Print verbatim the opening line of the material and every subsequent line through the one containing "(sNL) at (485,18)".

** START DATA SEGMENT **

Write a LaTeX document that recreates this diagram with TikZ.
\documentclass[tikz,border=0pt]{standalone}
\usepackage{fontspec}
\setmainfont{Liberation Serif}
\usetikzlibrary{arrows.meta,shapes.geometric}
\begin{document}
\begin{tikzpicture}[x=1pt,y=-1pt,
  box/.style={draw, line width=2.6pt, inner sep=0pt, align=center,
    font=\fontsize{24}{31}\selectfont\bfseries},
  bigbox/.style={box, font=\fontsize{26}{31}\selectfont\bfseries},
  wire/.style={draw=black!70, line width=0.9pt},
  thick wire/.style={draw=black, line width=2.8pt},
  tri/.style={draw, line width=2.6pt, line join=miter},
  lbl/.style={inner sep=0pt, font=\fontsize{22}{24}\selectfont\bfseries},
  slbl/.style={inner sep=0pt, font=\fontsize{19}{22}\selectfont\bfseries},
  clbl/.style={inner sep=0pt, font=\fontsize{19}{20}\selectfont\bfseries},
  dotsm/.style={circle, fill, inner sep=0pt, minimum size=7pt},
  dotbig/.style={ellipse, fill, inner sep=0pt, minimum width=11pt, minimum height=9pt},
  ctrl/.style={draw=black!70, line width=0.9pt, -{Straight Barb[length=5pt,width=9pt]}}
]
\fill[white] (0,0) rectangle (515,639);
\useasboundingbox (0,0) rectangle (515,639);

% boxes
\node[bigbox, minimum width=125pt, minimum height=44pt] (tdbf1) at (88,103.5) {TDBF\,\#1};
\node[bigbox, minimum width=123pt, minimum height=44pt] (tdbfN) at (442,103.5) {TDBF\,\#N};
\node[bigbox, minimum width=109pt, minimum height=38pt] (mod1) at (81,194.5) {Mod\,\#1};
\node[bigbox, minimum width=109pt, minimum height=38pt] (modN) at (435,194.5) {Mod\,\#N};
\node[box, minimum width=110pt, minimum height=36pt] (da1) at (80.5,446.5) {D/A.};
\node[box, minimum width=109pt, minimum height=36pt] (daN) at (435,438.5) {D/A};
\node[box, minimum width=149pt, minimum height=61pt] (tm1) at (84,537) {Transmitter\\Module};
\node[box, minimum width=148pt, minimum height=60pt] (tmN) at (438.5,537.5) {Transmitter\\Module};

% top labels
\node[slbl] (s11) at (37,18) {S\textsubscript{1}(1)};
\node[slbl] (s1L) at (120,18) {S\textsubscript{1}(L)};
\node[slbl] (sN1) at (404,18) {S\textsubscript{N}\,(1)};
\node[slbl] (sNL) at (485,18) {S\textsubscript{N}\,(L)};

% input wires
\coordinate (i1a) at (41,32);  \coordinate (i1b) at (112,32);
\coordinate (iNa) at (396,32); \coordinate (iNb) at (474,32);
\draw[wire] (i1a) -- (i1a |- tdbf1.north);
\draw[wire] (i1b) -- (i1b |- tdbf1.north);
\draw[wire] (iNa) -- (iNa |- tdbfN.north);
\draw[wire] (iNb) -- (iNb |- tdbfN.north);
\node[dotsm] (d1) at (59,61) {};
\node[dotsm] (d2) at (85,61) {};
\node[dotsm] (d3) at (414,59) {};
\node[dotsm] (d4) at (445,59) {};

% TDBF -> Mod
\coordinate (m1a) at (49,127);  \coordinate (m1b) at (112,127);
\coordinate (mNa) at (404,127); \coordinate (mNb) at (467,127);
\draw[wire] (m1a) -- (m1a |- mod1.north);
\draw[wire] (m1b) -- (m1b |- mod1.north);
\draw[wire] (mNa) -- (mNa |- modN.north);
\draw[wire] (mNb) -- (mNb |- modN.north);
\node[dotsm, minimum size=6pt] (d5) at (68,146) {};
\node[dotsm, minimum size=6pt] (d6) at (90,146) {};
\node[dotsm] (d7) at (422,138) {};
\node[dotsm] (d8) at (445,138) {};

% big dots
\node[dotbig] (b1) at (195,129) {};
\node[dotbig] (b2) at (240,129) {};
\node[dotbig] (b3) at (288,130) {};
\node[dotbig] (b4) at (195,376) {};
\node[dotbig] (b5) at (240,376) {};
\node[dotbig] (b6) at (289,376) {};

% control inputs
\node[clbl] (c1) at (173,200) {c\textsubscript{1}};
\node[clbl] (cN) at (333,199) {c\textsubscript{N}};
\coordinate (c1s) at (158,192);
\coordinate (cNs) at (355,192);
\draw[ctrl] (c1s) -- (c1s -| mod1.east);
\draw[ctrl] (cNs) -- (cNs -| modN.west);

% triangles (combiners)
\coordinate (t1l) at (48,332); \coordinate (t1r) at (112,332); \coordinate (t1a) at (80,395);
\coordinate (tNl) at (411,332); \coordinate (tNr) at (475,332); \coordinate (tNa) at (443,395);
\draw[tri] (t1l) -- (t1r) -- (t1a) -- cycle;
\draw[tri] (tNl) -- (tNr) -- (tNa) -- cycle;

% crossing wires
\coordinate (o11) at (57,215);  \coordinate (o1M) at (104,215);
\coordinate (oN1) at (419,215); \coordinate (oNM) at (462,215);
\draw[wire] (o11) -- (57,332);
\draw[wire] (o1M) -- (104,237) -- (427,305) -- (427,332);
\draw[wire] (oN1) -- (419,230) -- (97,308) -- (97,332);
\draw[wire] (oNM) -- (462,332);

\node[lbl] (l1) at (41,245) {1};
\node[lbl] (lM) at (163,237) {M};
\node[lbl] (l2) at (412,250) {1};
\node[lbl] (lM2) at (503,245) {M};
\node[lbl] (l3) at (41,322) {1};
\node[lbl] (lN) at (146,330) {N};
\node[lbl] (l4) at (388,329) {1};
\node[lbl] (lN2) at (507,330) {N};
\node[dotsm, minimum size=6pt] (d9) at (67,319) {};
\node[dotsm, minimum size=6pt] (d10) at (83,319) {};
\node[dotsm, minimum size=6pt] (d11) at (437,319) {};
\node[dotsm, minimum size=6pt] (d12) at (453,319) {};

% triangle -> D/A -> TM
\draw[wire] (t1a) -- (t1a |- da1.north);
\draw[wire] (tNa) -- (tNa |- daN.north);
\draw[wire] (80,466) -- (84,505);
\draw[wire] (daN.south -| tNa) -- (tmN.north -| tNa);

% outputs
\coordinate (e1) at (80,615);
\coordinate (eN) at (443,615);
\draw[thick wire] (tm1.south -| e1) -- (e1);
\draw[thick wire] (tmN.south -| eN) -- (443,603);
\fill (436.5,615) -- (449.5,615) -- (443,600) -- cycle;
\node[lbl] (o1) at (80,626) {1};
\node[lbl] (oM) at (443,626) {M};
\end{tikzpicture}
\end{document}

** END DATA SEGMENT **

- _FINAL RESULT_
Write a LaTeX document that recreates this diagram with TikZ.
\documentclass[tikz,border=0pt]{standalone}
\usepackage{fontspec}
\setmainfont{Liberation Serif}
\usetikzlibrary{arrows.meta,shapes.geometric}
\begin{document}
\begin{tikzpicture}[x=1pt,y=-1pt,
  box/.style={draw, line width=2.6pt, inner sep=0pt, align=center,
    font=\fontsize{24}{31}\selectfont\bfseries},
  bigbox/.style={box, font=\fontsize{26}{31}\selectfont\bfseries},
  wire/.style={draw=black!70, line width=0.9pt},
  thick wire/.style={draw=black, line width=2.8pt},
  tri/.style={draw, line width=2.6pt, line join=miter},
  lbl/.style={inner sep=0pt, font=\fontsize{22}{24}\selectfont\bfseries},
  slbl/.style={inner sep=0pt, font=\fontsize{19}{22}\selectfont\bfseries},
  clbl/.style={inner sep=0pt, font=\fontsize{19}{20}\selectfont\bfseries},
  dotsm/.style={circle, fill, inner sep=0pt, minimum size=7pt},
  dotbig/.style={ellipse, fill, inner sep=0pt, minimum width=11pt, minimum height=9pt},
  ctrl/.style={draw=black!70, line width=0.9pt, -{Straight Barb[length=5pt,width=9pt]}}
]
\fill[white] (0,0) rectangle (515,639);
\useasboundingbox (0,0) rectangle (515,639);

% boxes
\node[bigbox, minimum width=125pt, minimum height=44pt] (tdbf1) at (88,103.5) {TDBF\,\#1};
\node[bigbox, minimum width=123pt, minimum height=44pt] (tdbfN) at (442,103.5) {TDBF\,\#N};
\node[bigbox, minimum width=109pt, minimum height=38pt] (mod1) at (81,194.5) {Mod\,\#1};
\node[bigbox, minimum width=109pt, minimum height=38pt] (modN) at (435,194.5) {Mod\,\#N};
\node[box, minimum width=110pt, minimum height=36pt] (da1) at (80.5,446.5) {D/A.};
\node[box, minimum width=109pt, minimum height=36pt] (daN) at (435,438.5) {D/A};
\node[box, minimum width=149pt, minimum height=61pt] (tm1) at (84,537) {Transmitter\\Module};
\node[box, minimum width=148pt, minimum height=60pt] (tmN) at (438.5,537.5) {Transmitter\\Module};

% top labels
\node[slbl] (s11) at (37,18) {S\textsubscript{1}(1)};
\node[slbl] (s1L) at (120,18) {S\textsubscript{1}(L)};
\node[slbl] (sN1) at (404,18) {S\textsubscript{N}\,(1)};
\node[slbl] (sNL) at (485,18) {S\textsubscript{N}\,(L)};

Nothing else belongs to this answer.